Сегодня казино и заведения, где принимают ставки, полны народу, будь то на Куинсуэй, или на Расселл-сквер, или в Килберне, или в Стритеме, или на Марбл-арч, или в сотне других мест. Жизнь в Лондоне можно, таким образом, интерпретировать как игру, в которой выигрыш достается немногим.
ЛОНДОН КАК ТОЛПА
Гравюра Джеймса Гиллрея, выполненная в 1851 г., изображает Шеридана в виде Панча, эффектно выдувающего пузыри над головами ликующей толпы. Лондон всегда был театральным городом, а толпы его во время оно принадлежали и к зрительскому, и к актерскому составу.
Глава 43
Власть оравы
В городе слухов и переменчивой фортуны, в городе всевозможных крайностей лондонская толпа за много поколений приобрела любопытную патологию. Толпа — не отдельный организм, проявляющий себя по определенным поводам, а фактическое состояние Лондона в целом. Город — это одна исполинская людская масса. «Выглянув на улицу, — писал в XVII веке один наблюдатель, — мы увидели людское скопление, волнующееся, движущееся, ищущее некое место успокоения, в чем ему мешала еще одна компания зевак, расположившаяся на самом ходу. Смесь была пестрейшая: впавшие в детство старики, наглые юнцы и мальчишки… уличные девки, женщины из простонародья с детишками на руках». Слово «пестрейшая» апеллирует к зрению, и в середине XVII века художники исподволь начали исследовать зрелище, которое являла собой лондонская толпа. Это была уже не расплывчатая масса, наблюдаемая с безопасного расстояния, а широкая группа людей, различающихся индивидуальными чертами.

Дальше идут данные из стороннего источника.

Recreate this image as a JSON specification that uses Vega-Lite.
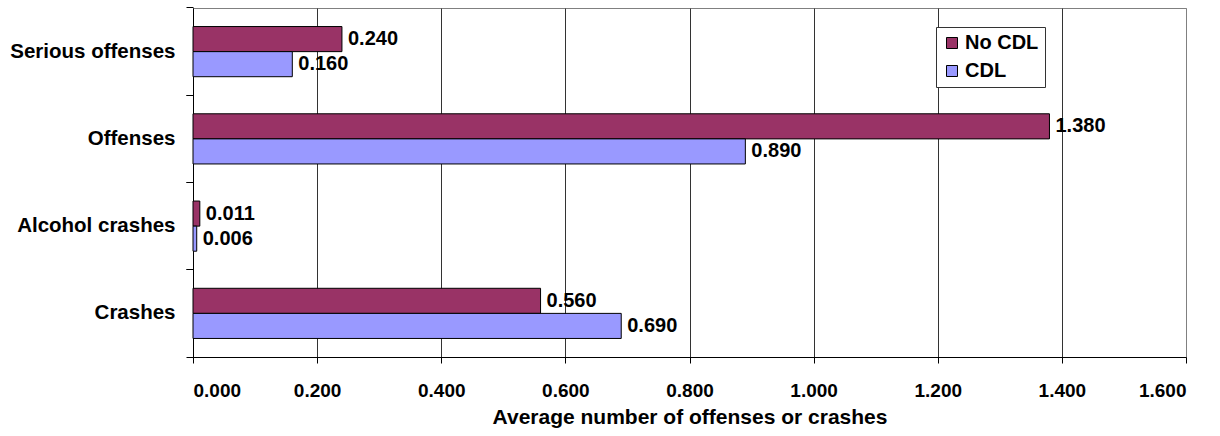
{
  "$schema": "https://vega.github.io/schema/vega-lite/v6.json",
  "width": 993,
  "height": 349,
  "autosize": {"type": "none"},
  "padding": {"left": 193, "top": 8, "right": 34, "bottom": 79},
  "background": "white",
  "config": {
    "font": "Liberation Sans",
    "view": {"stroke": "#808080", "strokeWidth": 1},
    "axis": {"labelFont": "Liberation Sans", "titleFont": "Liberation Sans"}
  },
  "data": {
    "values": [
      {"measure": "Serious offenses", "group": "No CDL", "avg": 0.240},
      {"measure": "Serious offenses", "group": "CDL", "avg": 0.160},
      {"measure": "Offenses", "group": "No CDL", "avg": 1.380},
      {"measure": "Offenses", "group": "CDL", "avg": 0.890},
      {"measure": "Alcohol crashes", "group": "No CDL", "avg": 0.011},
      {"measure": "Alcohol crashes", "group": "CDL", "avg": 0.006},
      {"measure": "Crashes", "group": "No CDL", "avg": 0.560},
      {"measure": "Crashes", "group": "CDL", "avg": 0.690}
    ]
  },
  "resolve": {"axis": {"y": "independent"}},
  "encoding": {
    "yOffset": {
      "field": "group",
      "type": "nominal",
      "sort": ["No CDL", "CDL"],
      "scale": {"paddingInner": 0, "paddingOuter": 0}
    },
    "x": {
      "field": "avg",
      "type": "quantitative",
      "scale": {"domain": [0, 1.6], "nice": false},
      "axis": {
        "title": "Average number of offenses or crashes",
        "values": [0, 0.2, 0.4, 0.6, 0.8, 1.0, 1.2, 1.4, 1.6],
        "format": ".3f",
        "grid": true,
        "gridColor": {"condition": {"test": "datum.value >= 1.6", "value": "#808080"}, "value": "#333333"},
        "gridWidth": 1,
        "domainColor": "#000000",
        "tickColor": "#000000",
        "tickSize": 6,
        "labelPadding": 18,
        "labelFontSize": 19,
        "labelFontWeight": "bold",
        "labelColor": "#000000",
        "titleFontSize": 21,
        "titleFontWeight": "bold",
        "titleColor": "#000000",
        "titlePadding": 6
      }
    }
  },
  "layer": [
    {
      "mark": {"type": "bar", "stroke": "#000000", "strokeWidth": 1},
      "encoding": {
        "y": {
          "field": "measure",
          "type": "nominal",
          "sort": ["Serious offenses", "Offenses", "Alcohol crashes", "Crashes"],
          "scale": {"paddingInner": 0.425, "paddingOuter": 0.2125},
          "axis": {
            "title": null,
            "orient": "left",
            "grid": false,
            "domainColor": "#000000",
            "tickColor": "#000000",
            "bandPosition": 1.37,
            "tickSize": 7,
            "labelPadding": 11,
            "labelFontSize": 20.5,
            "labelFontWeight": "bold",
            "labelColor": "#000000"
          }
        },
        "color": {
          "field": "group",
          "type": "nominal",
          "sort": ["No CDL", "CDL"],
          "scale": {"domain": ["No CDL", "CDL"], "range": ["#993366", "#9999FF"]},
          "legend": {
            "title": null,
            "orient": "none",
            "legendX": 743,
            "legendY": 19,
            "fillColor": "white",
            "strokeColor": "#333333",
            "padding": 6,
            "rowPadding": 8,
            "symbolType": "square",
            "symbolSize": 121,
            "symbolStrokeColor": "#000000",
            "symbolStrokeWidth": 1,
            "labelFontSize": 20,
            "labelFontWeight": "bold",
            "labelColor": "#000000",
            "labelOffset": 3
          }
        }
      }
    },
    {
      "mark": {
        "type": "text",
        "align": "left",
        "baseline": "middle",
        "dx": 6,
        "fontSize": 20,
        "fontWeight": "bold",
        "color": "#000000"
      },
      "encoding": {
        "y": {
          "field": "measure",
          "type": "nominal",
          "sort": ["Serious offenses", "Offenses", "Alcohol crashes", "Crashes"],
          "axis": {
            "title": null,
            "orient": "left",
            "grid": false,
            "domain": false,
            "labels": false,
            "tickColor": "#000000",
            "bandPosition": -0.37,
            "tickSize": 7
          }
        },
        "text": {"field": "avg", "type": "quantitative", "format": ".3f"}
      }
    }
  ]
}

Помимо зрелища, был, конечно, и шум. «Было очень темно, но мы чувствовали, как наполняется улица, и гул толпы становился все громче… около восьми вечера мы услыхали шум, доносившийся снизу, который приближался к нам по улице, неуклонно нарастая, пока мы не ощутили движение». Громкий неопределенный гул, нарастающий до рева и сопровождающийся странным всеобщим движением — вот подлинный голос Лондона. «За этой волной была пустота, но она быстро заполнилась, и вот уже нахлынула новая такая же волна; так одна за другой прошло четыре или пять подобных волн… разинутые рты исторгали хриплый, оглушительный рев». В этом звуке есть что-то примитивно-грубое и тревожащее, что-то первобытное и потустороннее. Приведенное описание взято из книги Берка «Улицы Лондона на протяжении столетий» и относится к антикатолическому шествию по Флит-стрит в конце XVII века; ощущение угрозы усиливается образом человека, который «в громкоговорящую трубу голосил: „Мерзавцы! Мерзавцы!“ с выражением едва ли не адским». Да, шум Лондона может быть грубым и нестройным, но бывало и так, что горожане испускали общий вздох скорби. 30 января 1649 года, в день казни Карла I, на Уайтхолле собралась громадная толпа; в тот миг, когда удар топора отсек монаршую голову, «многие тысячи стоявших издали такой стон, какого я не слыхал никогда и, чаю, больше не услышу».
Однако для роялистов XVII века лондонская толпа — это «прескверное отребье, подлый и мерзейший сброд, отбросы людские… мастеровые и их ученики». Иными словами, человеческое скопище уже представляет ощутимую угрозу; толпа превращается в mob, в ораву (слово возникло в XVII веке) и при случае может стать Оравой Коронованной.
Всем было очевидно, что Лондон в XVI и XVII веках неизмеримо разросся и, соответственно, увеличились его толпы. К тому же в атмосфере религиозного и политического противостояния не существовало гражданского механизма, способного их обуздать. Пипс пишет о толпе, которая «вопила на улице, требуя бесплатного парламента и денег»; летом 1667 года «передают, что вчера они на улице — в Вестминстере — кричали: „Парламент! Парламент!“ и поговаривали, что кровопролития не избежать». В следующем году беспорядки вспыхивали в Попларе и на Мурфилдс; люди ворвались в новую тюрьму в Кларкенуэлле, чтобы освободить тех, кто пострадал за старый лондонский обычай громить публичные дома. «Но здесь передают, будто эта праздная чернь имела дерзость говорить, что зря они ограничились этими маленькими бордельчиками — надо было пойти и разгромить большой бордель на Уайтхолле». Это подлинный голос лондонца — радикала и уравнителя, недавно ставший голосом толпы, или оравы, или ватаги и идущий из самого сердца города. «Вчера вечером ходили промеж них два словечка — Перемены и Укорот. Придворным не по себе из-за таких настроений в народе».